Wednesday, June 22, 2011

The Heat

4 PM and it was 120 F (48 C). And that was in the shade, of which there is precious little in Stovepipe Wells, Death Valley, California. With the wind blowing hard off the desolate terrain that surrounded us it felt like a furnace door had been left open. It was almost painful, leaving my lips parched, tasting only droplets of sweat as they slid down my face. Stopping our decent into the desert just to get a bottle of water to rehydrate our sweat-soaked bodies I returned to my motorcycle to find it too hot to touch without gloves. I suddenly had no difficulty believing in spontaneous combustion and frying eggs on the hood of a car.

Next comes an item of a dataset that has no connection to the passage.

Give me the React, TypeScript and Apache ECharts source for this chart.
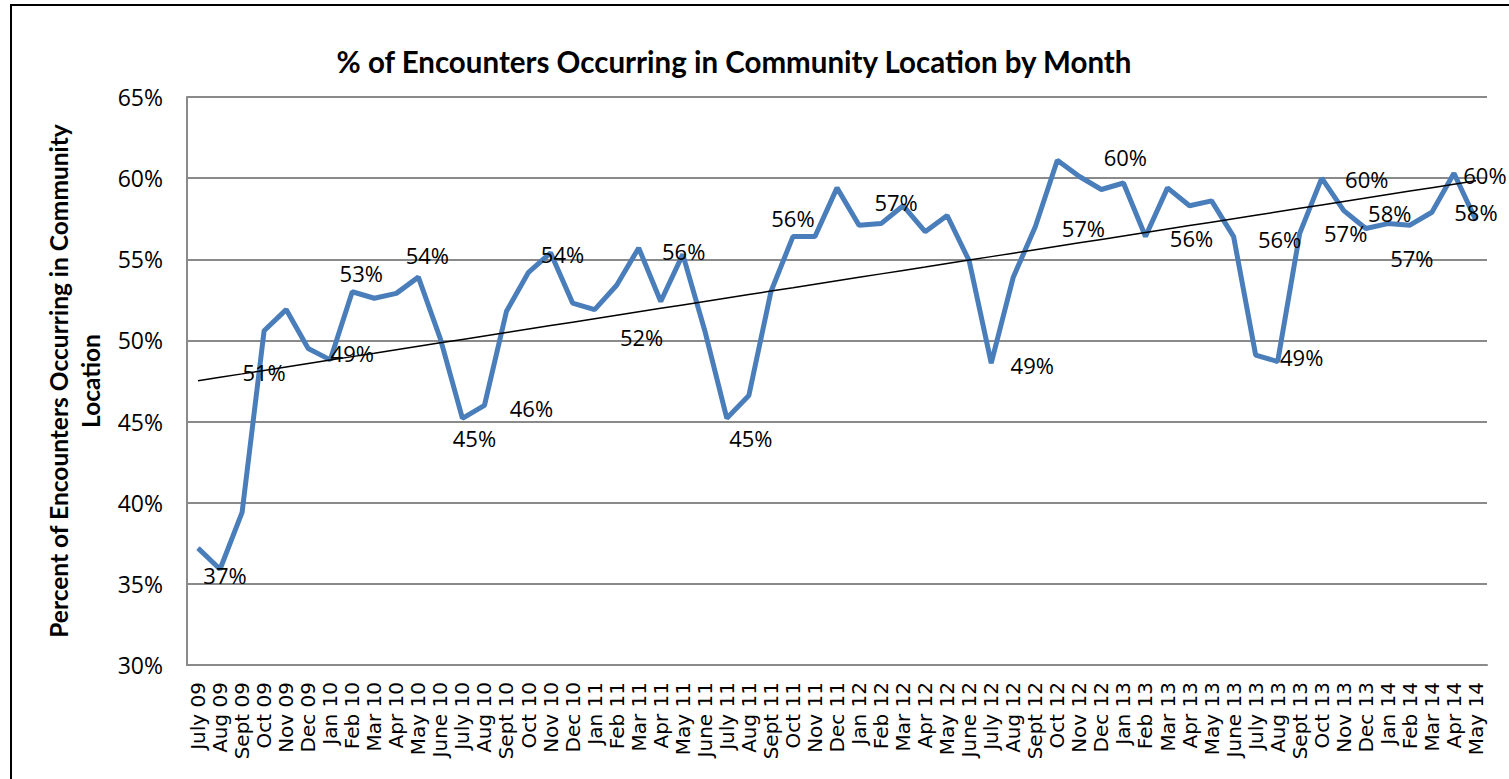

Our bodies were in shock, having climbed to the height of Yosemite’s passes at 10,000 feet above sea level, where the recently snowbound road had only been made passable last week, to the inferno the second lowest spot on the earth’s surface. In the space of 3 hours we had experienced both speeding past snow banks where it was 40 degrees (6 C) and screaming over a wasteland and through the hottest temperatures any of us had known. The juxtaposition of scraping at the very door of the heavens one minute and descending to the brink of hell’s fires the next left us staggering and wrung out. The day’s ride had stretched us in ways we had not imagined.

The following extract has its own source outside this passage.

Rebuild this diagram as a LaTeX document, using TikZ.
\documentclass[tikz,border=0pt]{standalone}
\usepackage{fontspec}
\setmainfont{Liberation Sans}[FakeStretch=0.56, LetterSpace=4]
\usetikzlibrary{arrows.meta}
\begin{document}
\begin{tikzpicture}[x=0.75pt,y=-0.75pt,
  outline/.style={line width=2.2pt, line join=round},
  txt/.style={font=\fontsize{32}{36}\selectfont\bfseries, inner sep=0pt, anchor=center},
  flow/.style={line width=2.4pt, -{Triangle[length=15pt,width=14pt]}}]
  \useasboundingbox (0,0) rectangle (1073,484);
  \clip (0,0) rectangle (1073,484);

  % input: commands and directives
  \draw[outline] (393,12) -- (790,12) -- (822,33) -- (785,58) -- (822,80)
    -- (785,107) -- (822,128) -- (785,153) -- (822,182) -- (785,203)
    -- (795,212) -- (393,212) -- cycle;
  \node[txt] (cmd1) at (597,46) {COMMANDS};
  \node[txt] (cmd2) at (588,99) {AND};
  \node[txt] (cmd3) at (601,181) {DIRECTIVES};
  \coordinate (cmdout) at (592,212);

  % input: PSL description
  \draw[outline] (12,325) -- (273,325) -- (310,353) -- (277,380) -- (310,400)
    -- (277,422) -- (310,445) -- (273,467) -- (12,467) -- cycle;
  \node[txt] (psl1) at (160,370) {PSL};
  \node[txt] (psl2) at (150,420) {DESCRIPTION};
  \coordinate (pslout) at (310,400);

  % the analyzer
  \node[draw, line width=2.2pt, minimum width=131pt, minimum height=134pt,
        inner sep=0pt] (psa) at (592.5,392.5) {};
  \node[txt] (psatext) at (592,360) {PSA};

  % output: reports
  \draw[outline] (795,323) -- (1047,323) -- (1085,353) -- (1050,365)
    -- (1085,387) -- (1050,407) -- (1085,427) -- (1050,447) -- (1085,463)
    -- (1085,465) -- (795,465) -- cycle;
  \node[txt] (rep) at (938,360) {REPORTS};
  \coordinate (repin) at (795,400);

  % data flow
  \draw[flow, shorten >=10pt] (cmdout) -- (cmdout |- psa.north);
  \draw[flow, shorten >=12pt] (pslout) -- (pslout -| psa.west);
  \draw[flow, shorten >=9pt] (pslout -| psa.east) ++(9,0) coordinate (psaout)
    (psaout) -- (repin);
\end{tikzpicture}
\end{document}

The landscape’s diversity was also evident in the people we met. The mountains of Yosemite and their magnificent waterfalls had introduced us to a local reporter who interviewed Jim on what had caused him to come to the park while we all posed for his photographer to snap a group photo. The deserts of Death Valley had us cross paths with a solo biker riding around America on his Honda Fury loaded down with camping supplies. Nick sported a shaved head under which had sprouted a scruffy mid-length beard. Although he was obviously anxious to talk, after I asked him about his motorcycle, he was slow to smile. I soon guessed his motivation was to avoid drawing attention to his solitary tooth that stood stark, stained and lonely as its owner. He spoke with a drawl and looked every bit a pirate, although more friendly than fierce. His eyes spoke of a human hard luck story that I would never hear, but I was enriched by the few words he shared.

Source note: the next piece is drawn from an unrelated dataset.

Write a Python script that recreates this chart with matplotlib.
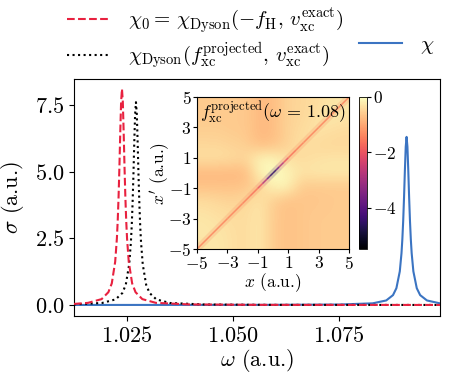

The day, like life sometimes, demanded adaptation to vastly varied circumstances as well as accommodation of amazingly diverse personalities. My journey, both in life and today, has never been monochrome but rather a kaleidoscope, never a simple piper’s tune but a complex symphony of fury and finesse, sometimes lush as an alpine forest wringing the sustenance from melting snow and sometimes arid and bleak as a barren wilderness struggling to stay alive.
Like Jim says, “It is all good. We can enjoy and learn from each landscape we find.” If I allow it, each scene and character I encounter can be an etching on my soul.